The quote that I've been returning to lately is one I found on Facebook, presented as one of the Internet memes designed to look like it had been composed on a rusty typewriter. It's one of those overly-simplified Buddhist sayings that was never actually said by the Buddha. Someone at Hallmark is really good at looking at Buddhist texts, saying, "I think basically what he's trying to get at here with all these trees and fires and frogs is essentially this," and then turning that into a greeting card. There's a whole website of fake Buddhist sayings. It kind of shatters any sort of western ideal of culturally-appropriated Buddhist traditions in one fell swoop. Which is awesome.
But I found this quote on George Takei's Facebook wall. You know, George Takei. The internationally-known gay rights activist who also happened to play Sulu on Star Trek. George Takei is not my actual Facebook friend, per se, but I follow him, because I think he probably will be my Facebook friend eventually. That's the kind of ladder I feel like I am climbing.
The bastardized, Takei-ized quote goes like this:
In the end, only three things matter: how much you loved, how gently you lived, and how gracefully you let go of things not meant for you.
Don't you feel like you just read that on someone's refrigerator? It's the ultimate magnet saying. But I still wrote it down and taped it onto my writing desk, and I've been thinking about it a lot while driving alone. You've got to hand it to that guy at Hallmark. He sure knows how to add a certain cadence to what he seems to pull tangentially from the Buddhavacana.
Yesterday I found myself (once again) under the top layer of covers on my bed, sobbing quietly into my Super Mario stuffed doll. For a few weeks, this has been happening every day. I am mostly not sure why. There are small rejections, and there is occasionally bad weather, but for the most part, I'm just inexplicably and debilitatingly sad a lot.
I have very little patience for other people who emote in this way. Here is how emotions should work: You feel normal. A trigger occurs (example: You wanted to have chocolate ice cream, but the ice cream store was closed). You feel sad. A friend comforts you with an encouraging phrase (example: Keep calm and carry on). You feel normal. Etcetera.
Here is how my emotions have been working lately: I feel sad. A trigger occurs (example: Some website I'd like to have publish my rambling and narcissistic writing fails to write me back promptly). A friend comforts me with an encouraging phrase. I resent the friend for thinking she can cheer me up with a dumb encouraging phrase and I descend into a shame-cycle of believing that no one could possibly understand me or my pain. I feel sadder. A trigger occurs (example: We are out of bread, and I don't want to leave the store for more bread).

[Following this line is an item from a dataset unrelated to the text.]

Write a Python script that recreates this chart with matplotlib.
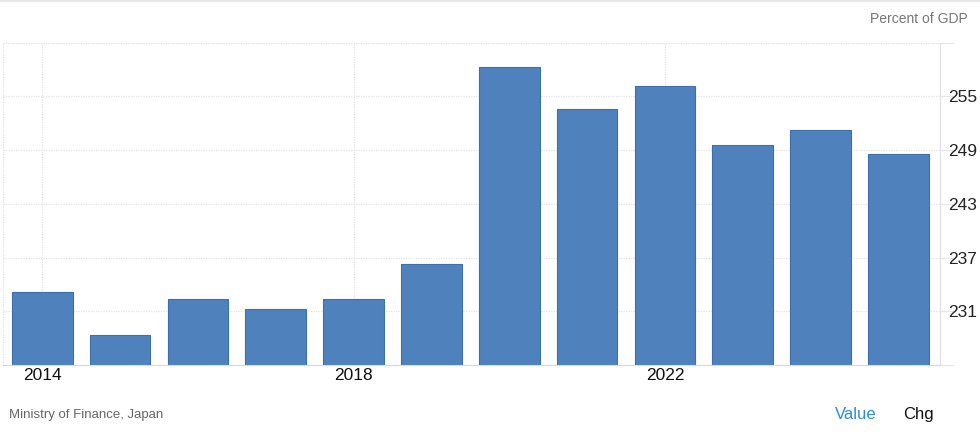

I get under the covers and sob into my video game-themed stuffed animals until I'm tired enough to masturbate or pass out.
Yesterday was one of those days. Eventually, the pain felt so bad that I went into the living room and sobbed onto my roommate Hannah's shoulder. I sobbed and sobbed until Hannah looked like she'd been standing in the rain for a while. And then Hannah said, "You know, you've just got to love yourself as unconditionally as you love other people." I thought, I don't love other people unconditionally. And then I realized that maybe therein lay a problem.
In the end, only three things matter. One of them is how much you loved. Loving is painful and emptying and scary. Loving implies vulnerability. Self-love is especially difficult, because you cannot hide from yourself, or tell yourself convincing lies to justify the shitty things you do. You love anyway. You love despite the inevitable pain and the way the love is bound to change over time and the fear that fills you because of what has happened in the past. You love through all of that, because how much you loved is one of those three things that matter.
Another thing that matters in the end according to The-Buddha-as-George-Takei (whom I am attributing this quote to) is how gently you lived. That means that while you may take the reigns off your love and do it with a certain amount of recklessness, you must also be gentle with it. You must be gentle with your friends, you must be gentle with the people who have hurt you. You have to be gentle with plants and ducks and spiders and even Fundamentalist Christians. You even have to be gentle with people who are not so gentle with you, because meanness comes from fear. That is not to say don't sometimes be angry. That is not to say don't stand up for what you believe in. It is only to say that as you move through your life, be as kind as you can be. Including -- especially -- to yourself.
And the third thing (maybe the hardest thing) that matters in the end, is how gracefully you let go of things not meant for you.
That one has been so difficult for me lately.
I want to hold onto these ghosts of ideas of the way I once believed my life should be. I am grasping at them, even though they are not really there. I obsessively look backward, trying to figure out what went wrong, and wondering what I could have done to repair the damage.
There is nothing you can do to repair the damage. You can only look forward, and let go.
The sayings that belong on magnets only mean as much as you need them to mean in any given moment. It's possible that at times, we all need life to be easy enough that it can be encapsulated in a three-item list. We might even call that "wisdom" from time to time. I know I do.
At some point, I've got to get out of bed, face the sun, and let go of the might-have-should-have-could-have-done-better voices that echo in my head all day. The key is to just picture George Takei. And then keep calm and carry on.